The Teacher Exchange (TEX) program fostered significant teaching partnerships by enabling international educators to team-teach in northern Uganda and North America. North American teachers would visit Uganda for six weeks over the summer each year. In a reciprocal exchange, Ugandan educators visited schools in North America the following winter. In addition to facilitating a mutual exchange of skills between Ugandan and international educators, the program exposed these teachers’ students to a world outside their borders.

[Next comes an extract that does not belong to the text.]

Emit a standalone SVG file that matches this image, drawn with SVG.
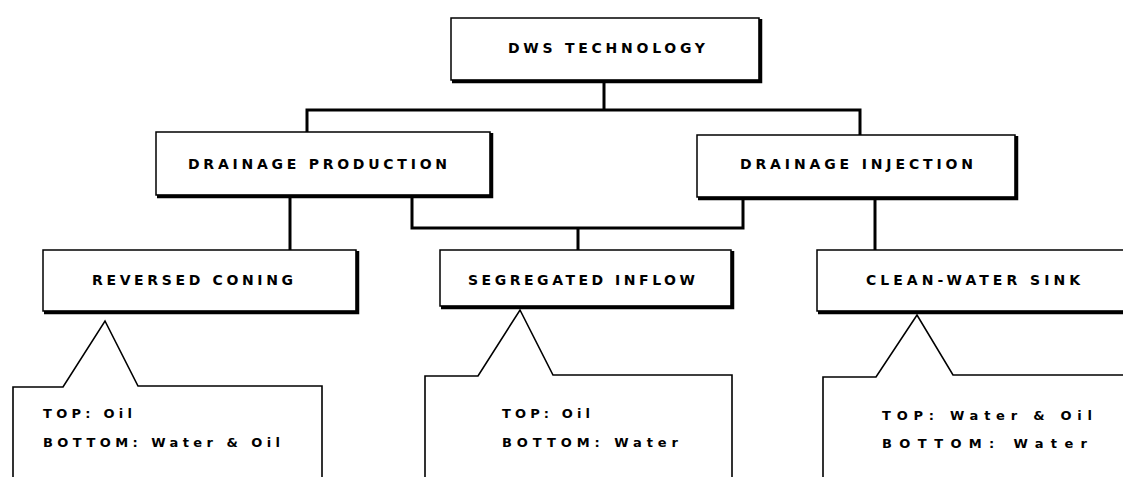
<svg xmlns="http://www.w3.org/2000/svg" width="1123" height="477" viewBox="0 0 1123 477">
<style>
.box{fill:#fff;stroke:#000;stroke-width:1.5}
.shadow{fill:none;stroke:#000;stroke-width:3.5;stroke-linejoin:miter}
.lbl{font-family:"DejaVu Sans","Liberation Sans",sans-serif;font-weight:bold;font-size:14px;fill:#000}
.sm{font-family:"DejaVu Sans","Liberation Sans",sans-serif;font-weight:bold;font-size:13px;fill:#000}
.conn{fill:none;stroke:#000;stroke-width:3;stroke-linejoin:miter;stroke-linecap:square}
.call{fill:#fff;stroke:#000;stroke-width:1.6;stroke-linejoin:miter}
</style>
<rect width="1123" height="477" fill="#fff"/>
<g id="connectors">
<path class="conn" d="M604,83 V110 M307,133 V110 H860 V135"/>
<path class="conn" d="M290,198 V250"/>
<path class="conn" d="M412,198 V228 H743 V200 M578,228 V250"/>
<path class="conn" d="M875,200 V250"/>
</g>
<g id="dws">
<rect class="box" x="451" y="18" width="308" height="62"/>
<path class="shadow" d="M760.5,19 V81.5 H452"/>
<text class="lbl" x="508" y="53" textLength="197" lengthAdjust="spacing">DWS TECHNOLOGY</text>
</g>
<g id="drainage-production">
<rect class="box" x="156" y="132" width="334" height="63"/>
<path class="shadow" d="M491.5,133 V196.5 H157"/>
<text class="lbl" x="188" y="169" textLength="259" lengthAdjust="spacing">DRAINAGE PRODUCTION</text>
</g>
<g id="drainage-injection">
<rect class="box" x="697" y="135" width="318" height="62"/>
<path class="shadow" d="M1016.5,136 V198.5 H698"/>
<text class="lbl" x="740" y="169" textLength="233" lengthAdjust="spacing">DRAINAGE INJECTION</text>
</g>
<g id="reversed-coning">
<rect class="box" x="43" y="250" width="313" height="61"/>
<path class="shadow" d="M357.5,251 V312.5 H44"/>
<text class="lbl" x="92" y="285" textLength="201" lengthAdjust="spacing">REVERSED CONING</text>
</g>
<g id="segregated-inflow">
<rect class="box" x="440" y="250" width="291" height="56"/>
<path class="shadow" d="M732.5,251 V307.5 H441"/>
<text class="lbl" x="468" y="285" textLength="227" lengthAdjust="spacing">SEGREGATED INFLOW</text>
</g>
<g id="clean-water-sink">
<rect class="box" x="817" y="250" width="310" height="61"/>
<path class="shadow" d="M1128,312.5 H818"/>
<text class="lbl" x="866" y="285" textLength="214" lengthAdjust="spacing">CLEAN-WATER SINK</text>
</g>
<g id="callout-1">
<path class="call" d="M13,478 V387 H63 L105,321 L138,386 H322 V478"/>
<text class="sm" x="43" y="418" textLength="89" lengthAdjust="spacing">TOP: Oil</text>
<text class="sm" x="43" y="447" textLength="237" lengthAdjust="spacing">BOTTOM: Water &amp; Oil</text>
</g>
<g id="callout-2">
<path class="call" d="M425,478 V376 H478 L520,310 L553,375 H732 V478"/>
<text class="sm" x="502" y="418" textLength="88" lengthAdjust="spacing">TOP: Oil</text>
<text class="sm" x="502" y="447" textLength="176" lengthAdjust="spacing">BOTTOM: Water</text>
</g>
<g id="callout-3">
<path class="call" d="M823,478 V377 H876 L917,315 L953,375 H1125"/>
<text class="sm" x="882" y="420" textLength="210" lengthAdjust="spacing">TOP: Water &amp; Oil</text>
<text class="sm" x="882" y="448" textLength="205" lengthAdjust="spacing">BOTTOM: Water</text>
</g>
</svg>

The program worked with over 150 American and Canadian teachers, creating long-term learning opportunities that develop capacity for whole school communities. This cross-cultural collaboration benefited all participants, making classrooms more competitive, one teacher at a time.

Program testimonials

“I see the world differently. The world to me now is bigger than just one tribe or one country. I have learned to look beyond my boundaries.”
– Ugandan Teacher

 

By the numbers

143 North American educators

216 Ugandan educators

11 Ugandan partner schools

“Its opened up a whole new understanding of the world. We read about things and see things in books, but to actually hear from someone else who has a different view of the world has been eye-opening.”
– Ugandan Student

“Being in constant conversation about how things are done here vs. in Uganda has caused me to reexamine things that I consider to be routine, norms or mundane. It causes me to ask the question, why do we do things this way?”
– American Teacher

“I learned that everyone should be open minded to diversity and learning about other cultures.”
– American Student

“This has fueled me to become the type of teacher who strives to increase global awareness in my classroom and really show my students what it is like to be a student on the other side of the planet with so few resources and so many more obstacles against them. My students really relate to this (since by American standards, they are the lowest of the low), and I’ve found that this exposure has increased academic motivation for success and also has grown a level of compassion within many of my students and a desire to help others in any way we can.”